"Out of charity let us pray
for the great ones of politics
and war, the intellectuals,
scientists, and advisors,
the golden industrialists,
the CEOs, that they to
may wake to a day without hope
that in their smallness they
may know the greatness of Earth
and Heaven by which they so far
live, that they may see
themselves in their enemies,
and from their great wants fallen
know the small immortal
joys of beasts and birds.”
-Wendell Berry, Sabbath Poems 2007, III
Every few days or so, someone says it to me. They throw it out there as a matter of fact. Usually it comes after the conversation has turned towards world politics, the price of gasoline, or something else that seems really complicated, messy, and daunting. Several weeks ago someone said it after we had been discussing the general turmoil in North Africa and the Middle East and the news that Mubarak had stepped down from his seat of power in Egypt.
"I think it’s just further evidence that the world is going to end,” he said, which left nothing else to be discussed.
Anytime someone tells me the world is going to end, it’s always spoken as a conversation killer, as a verbal trump card that is meant to put to rest any serious political, economic, or ecological conversation. And I am finding that more and more of the Christians I live around are turning towards this answer as those very political, economic and ecological conversations get more and more serious and needed.
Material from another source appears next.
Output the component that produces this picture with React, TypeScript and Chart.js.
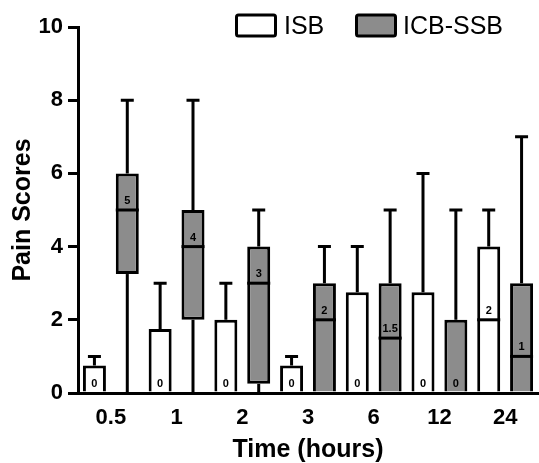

So, is it? Is the world really going to end? And how can Christians especially be so flippant about waving this news around as if it were a solution to the problems of the world?
First of all, let me set the record straight, since there is apparently a great deal of confusion on this matter. No, the world is not going to end in the sense that God is just going to trash the whole thing. That, I’m afraid, is just us projecting onto God the way we handle things: to throw it out after we’ve gotten our use from it.
We presume that since our own cultural habit is to consume and discard things without thought of whence they came or whence they go God must be the same. Scripture, though, is very clear in its declaration that God’s ultimate plan for all of creation is to bring it under God’s redeeming, refining judgment, and that God will – in the end – recreate the world so that it will once again reflect God’s own glory. John, the great poet pastor, makes this vision come to life as he describes the revelation given to him on the island of Patmos. “Then I saw a new heaven and a new earth;” he writes, “for the first heaven and the first earth had passed away” (Rev. 21:1). Make no mistake, there will be judgment – a judgment that will indeed radically alter the world we live in, so much so that what will remain will be something fundamentally different … “new.” But, nowhere does God describe an intention to leave it on the trash heap of history.
Unfortunately, though, for many Christians this message of divine judgment has been replaced by that very idea, what I call the false doctrine of divine abandonment. According to this false belief, God’s only true concern is the salvation of Christians. “To hell with the world … literally,” the presumption seems to be. It is a belief, of course, that is tied to the other fallacious idea of a rapture: God will simply and magically sweep Christians off the earth through divine fiat, thus saving the “believers” from the impending doom, woe, destruction and evil of the world. It also assumes that God’s ultimate destination is for us to join Him in heaven. Again, that’s a wrong belief as John also illuminates in Revelation 21. Conveniently, by following all these false beliefs, Christians never have to mess with the great ills of the world.
Well, God can save us and does save us through Christ, but never in such a trite fashion. To assume it is all that easy is to lose sight of both God’s love for all of creation and the great sacrifice of Jesus Christ who died for the redemption of the entire cosmos.
Here is my biggest frustration: my Christian brothers and sisters are releasing their Christ-given call to employ their whole self (including their minds and hearts) and are in practice showing a great deal of irresponsibility towards the world. I see it too often: some don’t want to get too involved with politics or caring for God’s creation. Others don’t get involved in responsible politics, choosing instead to join the side that sees God’s creation as a world to be manipulated and exploited rather than a gift from God that is meant to nourish us.
Christians who fall back on the “end of the world” trump card frequently do so when they feel that the conversation is getting too tricky and too difficult. Take for instance, gasoline prices. Obviously, it’s a complicated subject wrapped in all sorts of other heavy topics like world politics and sustainable living. Christians of all people should be at the front of these conversations, seeking to provide a witness to God’s overall desires about how we utilize the earth’s resources, how we treat lesser nations, and how we consume the fuel that has been provided for us. Yet, too often, Christians are the first to throw up their hands when they see gasoline go above $4/gallon. “Just another sign that the end is near,” they suggest.
Maybe it’s time that we stop waiting for the end of the world to come and start working towards the redemption of the world in Jesus’ name. That’s the responsible thing to do. That’s the Christian thing to do. Because the classic Christian song is right: Jesus does have the whole world is in his hands … because Christ cares for the world. He’s not going to throw it into the trash bin, so why should be so willing to do just that?